● Required work:
Every line of the listing must be reproduced as it stands. Leave the images behind.

((

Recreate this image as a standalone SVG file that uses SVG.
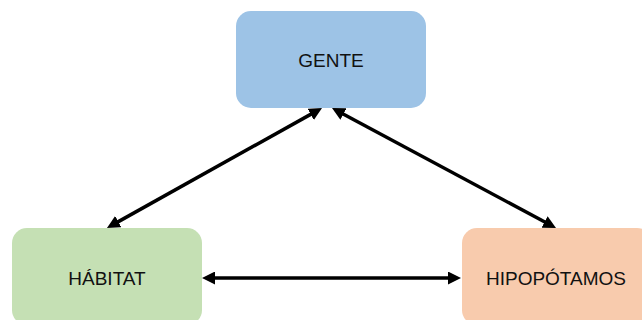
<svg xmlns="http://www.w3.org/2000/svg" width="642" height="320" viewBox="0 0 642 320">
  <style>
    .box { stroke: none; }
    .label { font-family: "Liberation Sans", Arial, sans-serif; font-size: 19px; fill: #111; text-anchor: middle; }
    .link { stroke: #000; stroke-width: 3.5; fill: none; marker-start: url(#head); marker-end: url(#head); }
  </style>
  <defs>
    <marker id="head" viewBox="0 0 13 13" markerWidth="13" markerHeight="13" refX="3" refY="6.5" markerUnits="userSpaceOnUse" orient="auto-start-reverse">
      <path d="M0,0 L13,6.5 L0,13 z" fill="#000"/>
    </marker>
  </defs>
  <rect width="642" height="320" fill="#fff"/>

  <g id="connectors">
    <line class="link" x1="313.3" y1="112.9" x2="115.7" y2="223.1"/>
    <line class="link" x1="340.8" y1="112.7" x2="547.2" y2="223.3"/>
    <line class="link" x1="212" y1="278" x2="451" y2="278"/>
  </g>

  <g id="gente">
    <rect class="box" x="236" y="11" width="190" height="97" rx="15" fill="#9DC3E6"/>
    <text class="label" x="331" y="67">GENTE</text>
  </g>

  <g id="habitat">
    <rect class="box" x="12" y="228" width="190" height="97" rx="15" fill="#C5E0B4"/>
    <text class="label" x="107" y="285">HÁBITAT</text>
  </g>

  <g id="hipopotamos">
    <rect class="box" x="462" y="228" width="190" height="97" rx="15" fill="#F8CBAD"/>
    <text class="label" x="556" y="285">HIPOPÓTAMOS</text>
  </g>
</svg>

))

● Problem solution:
Recreate this image as a standalone SVG file that uses SVG.
<svg xmlns="http://www.w3.org/2000/svg" width="642" height="320" viewBox="0 0 642 320">
  <style>
    .box { stroke: none; }
    .label { font-family: "Liberation Sans", Arial, sans-serif; font-size: 19px; fill: #111; text-anchor: middle; }
    .link { stroke: #000; stroke-width: 3.5; fill: none; marker-start: url(#head); marker-end: url(#head); }
  </style>
  <defs>
    <marker id="head" viewBox="0 0 13 13" markerWidth="13" markerHeight="13" refX="3" refY="6.5" markerUnits="userSpaceOnUse" orient="auto-start-reverse">
      <path d="M0,0 L13,6.5 L0,13 z" fill="#000"/>
    </marker>
  </defs>
  <rect width="642" height="320" fill="#fff"/>

  <g id="connectors">
    <line class="link" x1="313.3" y1="112.9" x2="115.7" y2="223.1"/>
    <line class="link" x1="340.8" y1="112.7" x2="547.2" y2="223.3"/>
    <line class="link" x1="212" y1="278" x2="451" y2="278"/>
  </g>

  <g id="gente">
    <rect class="box" x="236" y="11" width="190" height="97" rx="15" fill="#9DC3E6"/>
    <text class="label" x="331" y="67">GENTE</text>
  </g>

  <g id="habitat">
    <rect class="box" x="12" y="228" width="190" height="97" rx="15" fill="#C5E0B4"/>
    <text class="label" x="107" y="285">HÁBITAT</text>
  </g>

  <g id="hipopotamos">
    <rect class="box" x="462" y="228" width="190" height="97" rx="15" fill="#F8CBAD"/>
    <text class="label" x="556" y="285">HIPOPÓTAMOS</text>
  </g>
</svg>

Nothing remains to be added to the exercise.